Klobuchar roars into contention on eve of New Hampshire primary

Sen. Amy Klobuchar speaks Sunday in in Nashua, New Hampshire.

EXETER, N.H. — It’s become a familiar ritual for Amy Klobuchar — an impressive debate followed by a rush of fundraising and national media attention, then nothing.

The political establishment swoons. America passes her by.

But whether it’s because the election is in full swing now or because two other candidates — Joe Biden and Elizabeth Warren — appear to be fading, Klobuchar is gaining traction in New Hampshire.

Fire officials at least twice on Sunday and Monday barred doors to Klobuchar’s rallies after crowds swelled to capacity. A Boston Globe/WBZ-TV/Suffolk University poll put her in third place in the state, ahead of both Biden and Warren, and an expanding pool of TV cameras circled her campaign.

Hours after The Boston Globe poll’s release, Klobuchar said to cheers at a rally in Keene that “we are now No. 3.”

Finishing in front of either Biden or Warren in Tuesday’s primary would add new life to Klobuchar’s candidacy, following a fifth-place result in Iowa. Finishing in front of both of them would almost certainly have a catalytic effect on the Minnesota senator’s campaign.

“I don’t have the biggest bank account in this race, I didn’t have the biggest name ID going into this,” Klobuchar said at a rally Monday. “But what I have is grit.”

It is possible that Klobuchar’s late surge is coming too late. She is polling in low single digits in the next two nominating states, Nevada and South Carolina, where her competitors have been amassing organizations for months. It is unclear whether Klobuchar will have the money or the time to catch up, or an organization that can capitalize.

In campaign appearances in recent days, Klobuchar has described her disappointment about the outcome of President Donald Trump’s impeachment trial, while celebrating the “moments of bravery” she witnessed, including Republican Sen. Mitt Romney’s vote to convict.

Her description of the proceedings at times grows emotional. And it is not hard to imagine that Klobuchar is in the midst of her own brave, but ultimately unsuccessful endeavor.

Yet following the Iowa caucuses, Klobuchar’s advisers dispatched staffers to Nevada. And her performance in the debate on Friday resulted in another infusion of money — more than $3 million in two days.

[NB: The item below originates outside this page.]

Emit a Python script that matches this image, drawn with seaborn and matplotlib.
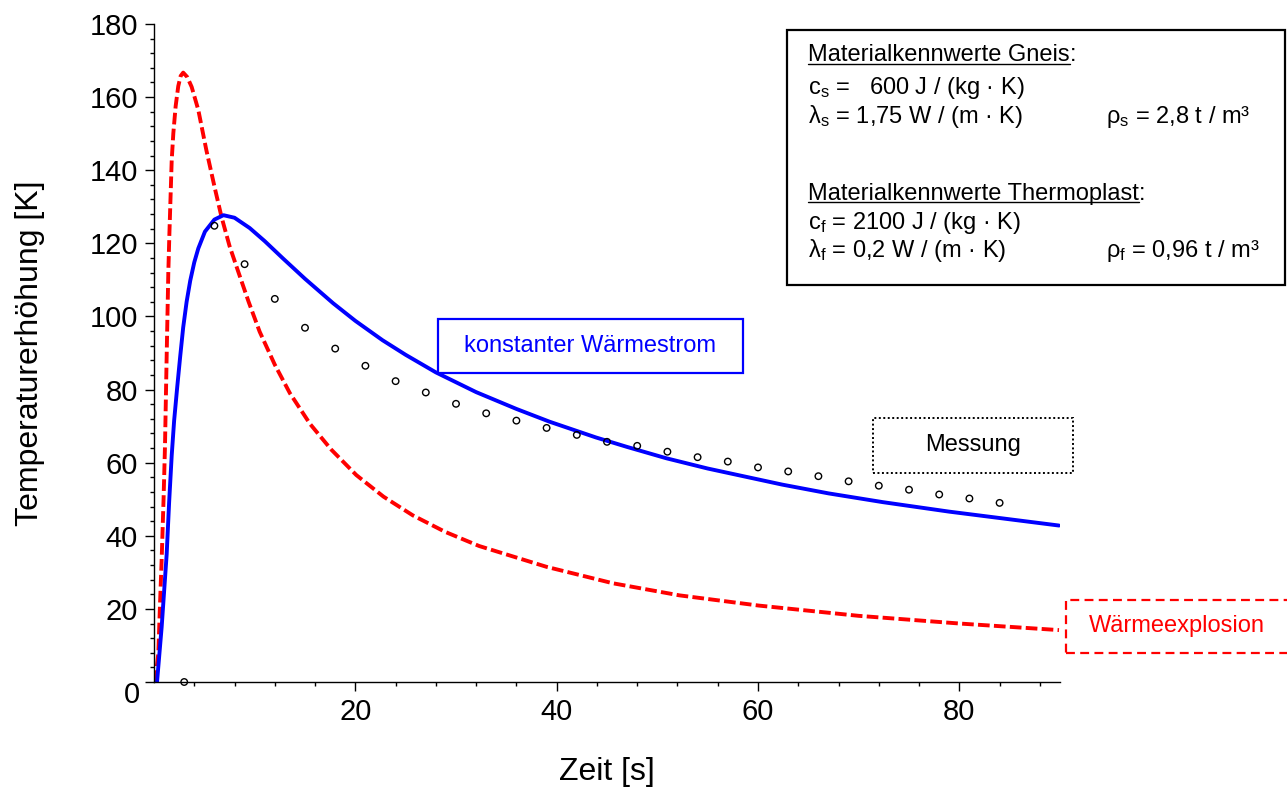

“As you probably heard, we’re on a bit of a surge,” she told a large crowd at the historic Exeter Town Hall.

Renewed interest in Klobuchar here has stemmed largely from the Friday debate, at which she derided Pete Buttigieg, the former South Bend, Ind., mayor, as a “cool newcomer” and suggested it was more difficult to govern than to lob insults at Washington politicians.

Klobuchar’s supporters see in her a Midwestern moderate who is well positioned to win over independent voters and disaffected Republicans in swing states in November.

And New Hampshire is well positioned to receive this message.

Klobuchar is aggressively courting independent voters in a state where nonaffiliated voters traditionally account for more than a third of the vote in Democratic presidential primaries.

Stopping for an interview with Fox News’ Bret Baier over the weekend, Klobuchar quickly volunteered that among the many newspaper endorsements she has received was one from the New Hampshire Union Leader, a traditionally conservative newspaper.

“That was especially for Fox News,” she joked.

But it is not Klobuchar’s ideology that she is selling principally to make a visceral connection here. It is her hardiness — in the debates, in her campaign announcement in a Minnesota blizzard last year (which she playfully tells crowds was meant to impress New Hampshire).

It is an effort to portray Klobuchar as tough enough to defeat Trump, inviting viewers to envision her running not against other Democrats, but him.

“Imagine me up on that debate stage with him,” Klobuchar urged her audience in Exeter.

For the moment, at least, her crowds like the idea. Supporters hoist signs that read “Iron Range Amy,” “Grit of a MN blizzard” and a drawing of Trump’s face, a soda bottle and the caption, “Amy is our Orange Crush.”

“Something’s happening,” New Hampshire state Rep. Willis Griffith, a supporter, said on the sidelines of a Klobuchar rally in Manchester on Sunday. “Our trajectory is going up, while a couple of others are going down.”

Klobuchar, like Warren and Bernie Sanders, was sidelined from the campaign during Trump’s impeachment trial, and acknowledges that being “bolted to that desk” kept her from the campaign at a critical time.

Though Klobuchar outperformed public opinion polls in Iowa, it was also her neighboring state and one where she had traveled extensively.

But her fifth-place finish was close enough to Biden to be credible, and in New Hampshire she may eclipse him.

Griffith, who had been driving throughout the state for surrogate events with Klobuchar’s husband, John Bessler, said, “The timing is great.”